Denton High School will have a new home. Now we know what it will look like.
The Denton school board got its first glimpse at the plans for the new high school, set to open on 152 acres of land along North Bonnie Brae Street in fall 2022.
The $194 million project is the most expensive item in Denton ISD’s 2018 bond package and will require careful coordination with the city as officials eye the widening of Bonnie Brae at the same time.
“Five, 10 or 15 years from now, this will be one of the most important buildings in Denton,” board member Jim Alexander said. “I think it will be as soon as it’s built.”
Similar to its process in the Strickland Middle School plans, which were unveiled at the previous board meeting, VLK Architects met with a committee of students, teachers and administrators to get an idea of what they wanted to see at the new campus. The final designs for Denton High produced a 490,000-square-foot, two-story building with hallways feeding into the cafeteria common area and the library.
The campus also will include three competition gyms, a fine arts corridor, an outdoor performance space and several sports fields.
The entrance includes a dome with a bronco statue atop, harkening back to the dome that dotted the high school in 1908 when it was on Locust Street.
Architects designed the campus with a 2,400-student capacity in mind but said there would be room for expansion if needed. The prospect of that many new neighbors worried some people who live near the site.
David Martin addressed the board on behalf of his neighbors who reside in a quiet area along Westgate Drive, the street that serves as the western boundary of the campus. He asked school officials to consider some special requests, including the addition of a large buffer zone with a fence or wall between the school and the neighborhood.
“We appreciate the superintendent meeting with us a few weeks ago to hear our concerns,” Martin said. “He said DISD wants to be a good neighbor. So do we.”
Sloan Harris with VLK Architects said the firm is drawing up plans for a proposed buffer, but he didn’t have specifics on what that might look like. He added that practice fields along Westgate would not have lights, which would prevent bright beams from straying into the neighborhood. In addition, builders will not connect the west side parking lot to Westgate to cut down on traffic in the area.

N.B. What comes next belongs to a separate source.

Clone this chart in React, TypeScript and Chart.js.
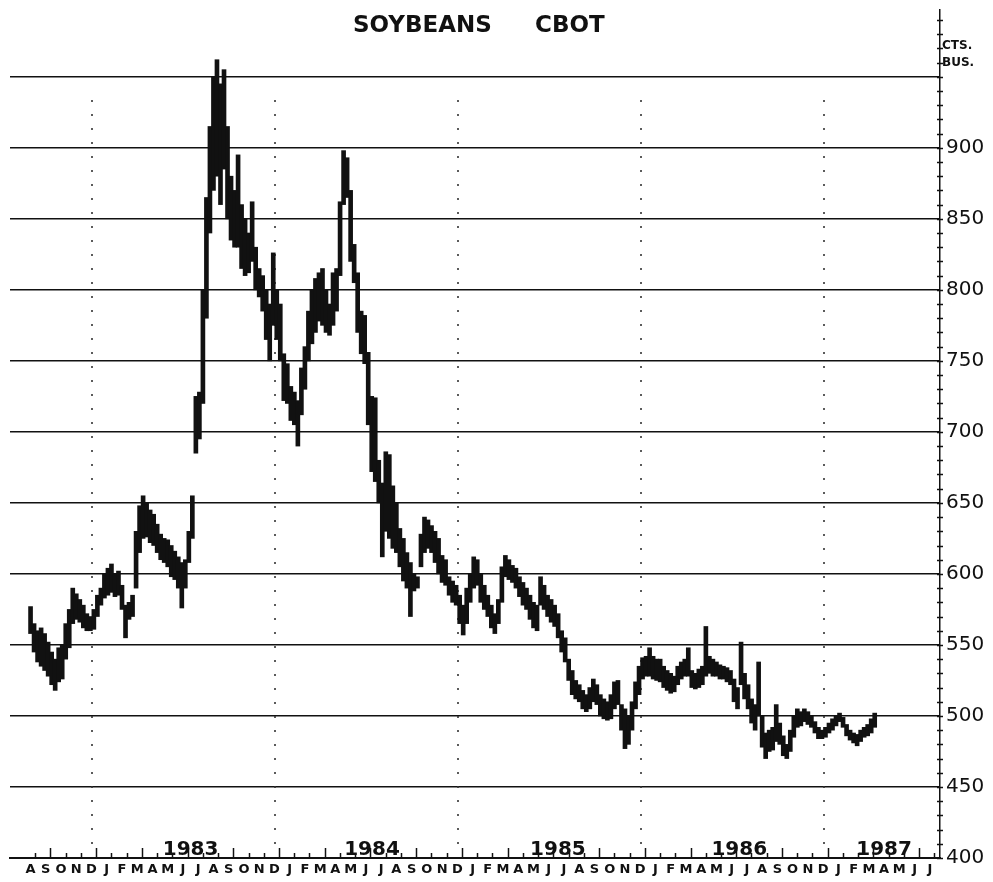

A gas well sits on the southeast part of the land near the proposed softball fields and tennis courts. The district weathered some criticism last year from community members who said Guyer High School’s practice fields are too close to gas wells.
Superintendent Jamie Wilson said the school’s athletic areas will be more than 500 feet from the well, more than twice the length of the city’s setback requirement for new construction near an existing well.
Opponents say the proximity of the wells could be a health risk to children. Several studies report a possible link between certain health issues (migraines, dizziness, nausea) and exposure to gas wells, but they note more research is needed.
Ed Soph, a member of the Denton Drilling Awareness Group, asked the board on Tuesday to consider a policy that would prohibit the district from selling its mineral rights to drilling companies. He also asked the board to explore the possibility of reclaiming mineral rights on sites that haven’t been drilled yet.
“Allowing these pollution sources to be sited near schools and athletic fields is an unacceptable and dangerous gamble,” he said.
Wilson didn’t shoot down Soph’s proposals outright but said achieving them might cost the district.
“Purchasing people out of their mineral rights and not having access to your own, that’s not just something we’re just going to jump out and do,” Wilson said. “You have to look at the financial implications of that.”
The nearly four-hour meeting derailed at one point during a tense exchange between board members and Willie Hudspeth, a local activist and businessman.
Hudspeth is a familiar face at open meetings all across town, often addressing city officials and county commissioners as well as board members during open forums. For months, Hudspeth has voiced his frustration over the lack of black head football coaches in the district. On Tuesday, he brought up a white coach in the district who had been arrested on a charge of drunken driving two years ago.
Denton ISD’s attorney Randy Stout interrupted Hudspeth with a point of order and said the man was breaking the rules of public comment by calling out a specific employee. Hudspeth pushed back on the claims, saying he simply was reading from a newspaper article about the incident.
Denton ISD policy states that complaints against certain employees must be filed within the parameters of the district’s formal grievance process. When speakers sign up for the public forum, they must fill out a card with their name and basic information. On the back of the card, Rule 6 states speakers aren’t allowed to reference an employee by name or specific job title.
“Mr. Hudspeth, you’re more than welcome to make your comments,” school board President Mia Price said. “I just ask that you don’t refer to personnel by name.”
Hudspeth refused to leave after his three-minute speaking time expired because he was interrupted during his comments and dared officials to call the police. Price declined to do so, and Hudspeth left after several moments of silence.
“You’re not going to bully me, and if I have to go to jail, hey, that’s life,” he said.